MOMENTO TIERNO


Era media tarde y yo en mi mesa de trabajo. Una de esas jornadas que todo lo ves negro y que sabes que va a ser larga. No estaba para nada y mi humor era de esos que quieres olvidar. Las dificultades se agolpaban y las soluciones parecían no ser fáciles.
Entonces entró en la oficina un chico de unos 10 años al que se le notaba que tenía una deficiencia mental. Tímido y temeroso, se sentó en una silla que rara vez se utiliza y que está junto a mi mesa. Tan cerca de mi, que podía tocarlo con sólo alargar la mano. Al ver que nadie le decía nada, pareció sentirse tranquilo.

He de confesar que me molestó y que incluso pensé: sólo me falta esto.

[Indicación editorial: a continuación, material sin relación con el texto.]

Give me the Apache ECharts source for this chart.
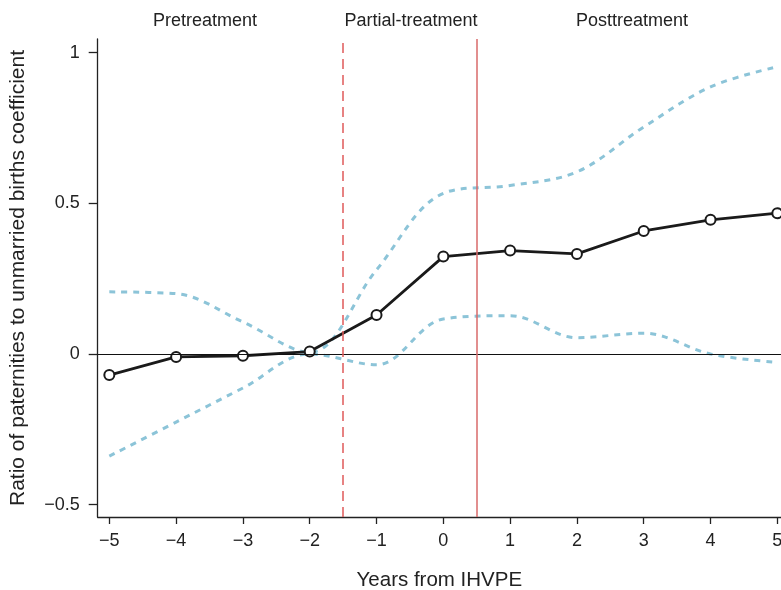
<!DOCTYPE html>
<html><head><meta charset="utf-8">
<script src="https://cdn.jsdelivr.net/npm/echarts@6/dist/echarts.min.js"></script>
<style>html,body{margin:0;padding:0;background:#fff}#c{width:781px;height:590px}</style>
</head><body><div id="c"></div>
<script>
var years = [-5, -4, -3, -2, -1, 0, 1, 2, 3, 4, 5];
var coef  = [-0.07, -0.01, -0.006, 0.008, 0.129, 0.323, 0.343, 0.332, 0.408, 0.445, 0.467];
var upper = [0.206, 0.200, 0.106, 0.005, 0.279, 0.533, 0.559, 0.604, 0.753, 0.886, 0.953];
var lower = [-0.339, -0.226, -0.113, 0.0, -0.036, 0.116, 0.127, 0.054, 0.069, 0.0, -0.028];
var xTicks = [-5, -4, -3, -2, -1, 0, 1, 2, 3, 4, 5];
var yTicks = [-0.5, 0, 0.5, 1];
var periodLabels = ['Pretreatment', 'Partial-treatment', 'Posttreatment'];
var partialStart = -1.5, postStart = 0.5;

function pairs(v){ return years.map(function(x,i){ return [x, v[i]]; }); }
function fmt(v){ var s = String(Math.abs(v)); return v < 0 ? '\u2212' + s : s; }

var font = 'Liberation Sans, Arial, Helvetica, sans-serif';
var chart = echarts.init(document.getElementById('c'));
function topText(t, x){
  return {type: 'text', x: x, y: 21, style: {text: t, fill: '#222', font: '18px ' + font, align: 'center', verticalAlign: 'middle'}};
}
chart.setOption({
  animation: false,
  textStyle: {fontFamily: font},
  grid: {left: 97.7, right: 0, top: 39, bottom: 73, containLabel: false, outerBoundsMode: 'none'},
  xAxis: {
    type: 'value', min: -5.174, max: 5.055,
    name: 'Years from IHVPE', nameLocation: 'middle', nameGap: 53,
    nameTextStyle: {fontSize: 20.5, color: '#222', fontFamily: font},
    axisLine: {show: true, onZero: false, lineStyle: {color: '#222', width: 1.3}},
    axisTick: {show: true, length: 7, customValues: xTicks, lineStyle: {color: '#222', width: 1.3}},
    axisLabel: {customValues: xTicks, fontSize: 18, color: '#222', margin: 15, formatter: fmt, fontFamily: font},
    splitLine: {show: false}
  },
  yAxis: {
    type: 'value', min: -0.541, max: 1.045,
    name: 'Ratio of paternities to unmarried births coefficient', nameLocation: 'middle', nameRotate: 90, nameGap: 69,
    nameTextStyle: {fontSize: 21, color: '#222', fontFamily: font},
    axisLine: {show: true, onZero: false, lineStyle: {color: '#222', width: 1.3}},
    axisTick: {show: true, length: 9, customValues: yTicks, lineStyle: {color: '#222', width: 1.3}},
    axisLabel: {customValues: yTicks, fontSize: 18, color: '#222', margin: 18, formatter: fmt, fontFamily: font},
    splitLine: {show: false}
  },
  graphic: [
    topText(periodLabels[0], 205),
    topText(periodLabels[1], 411),
    topText(periodLabels[2], 632)
  ],
  series: [
    {
      type: 'line', data: pairs(upper), smooth: 0.35, symbol: 'none',
      lineStyle: {color: '#8cc4d8', width: 3, type: [6, 6]}, z: 2
    },
    {
      type: 'line', data: pairs(lower), smooth: 0.35, symbol: 'none',
      lineStyle: {color: '#8cc4d8', width: 3, type: [6, 6]}, z: 2
    },
    {
      type: 'line', data: pairs(coef), symbol: 'emptyCircle', symbolSize: 10,
      lineStyle: {color: '#1a1a1a', width: 2.8},
      itemStyle: {color: '#1a1a1a', borderColor: '#1a1a1a', borderWidth: 1.1},
      z: 4,
      markLine: {
        silent: true, symbol: 'none', label: {show: false},
        data: [
          {yAxis: 0, lineStyle: {color: '#111', width: 1.2, type: 'solid'}},
          {xAxis: partialStart, lineStyle: {color: '#e05a5a', width: 1.5, type: [10, 6]}},
          {xAxis: postStart, lineStyle: {color: '#d96a6a', width: 1.5, type: 'solid'}}
        ]
      }
    }
  ]
});
</script></body></html>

Su presencia me inquietaba. Lo miré con una mirada desafiante, que intentaba decir «estate quieto y no molestes». Pero él no se dio por aludido y no se inmutó. Lo miraba todo y no dejaba de lanzar sonidos suaves pero continuados.

Esos murmullos suyos me pusieron todavía más nervioso. Y él, seguía quieto, sentado en la silla sin importarle nada. Estuve a punto de decirle, o mejor dicho gritarle, que se callara, pero al mirarle a los ojos comprendí que podría ser injusto. Entonces recordé que tenía olvidados en el cajón unos caramelos de publicidad, que me habían dado días antes en una feria.
Le miré y con un gesto sonriente falso y tras otra mueca, esta de falsa complicidad, se los dí con unas hojas de papel y un bolígrafo de publicidad para intentar conseguir que dejara de hacer ruidos.

Para él fue como un tesoro. Agarró rápidamente los caramelos con la mano. Se los guardó en el bolsillo y empezó a dibujar. Sólo utilizó una hoja para hacer un dibujo. No podría decir, ni aún ahora que estaba dibujando.
Unos veinte minutos más tarde, el niño fue llamado desde la puerta. Era su padre. El niño cogió su dibujo y se lo enseño. El adulto sonrió y el niño devolvió la sonrisa.
Entonces ocurrió lo inesperado. Decidido y contento. el pequeño vino hacia mi mesa. Me miro y me devolvió el bolígrafo. Le dije que se lo quedará y le sonrió. Dio media vuelta e hizo tres o cuatro pasos. Se paró. Dio media vuelta. Vino hacia mi. Me abrazó y me dio un beso en la mejilla, que hoy todavía siento y recuerdo. Me sonrió y se marchó saludando con la mano.

Me quede helado y me puse a pensar. Los problemas laborales dejaron de tener importancia y me brotó un chorro de esperanza y un sentimiento de culpabilidad. Me di cuenta de que en esa oficina, si alguien había estado con una minusvalía era yo.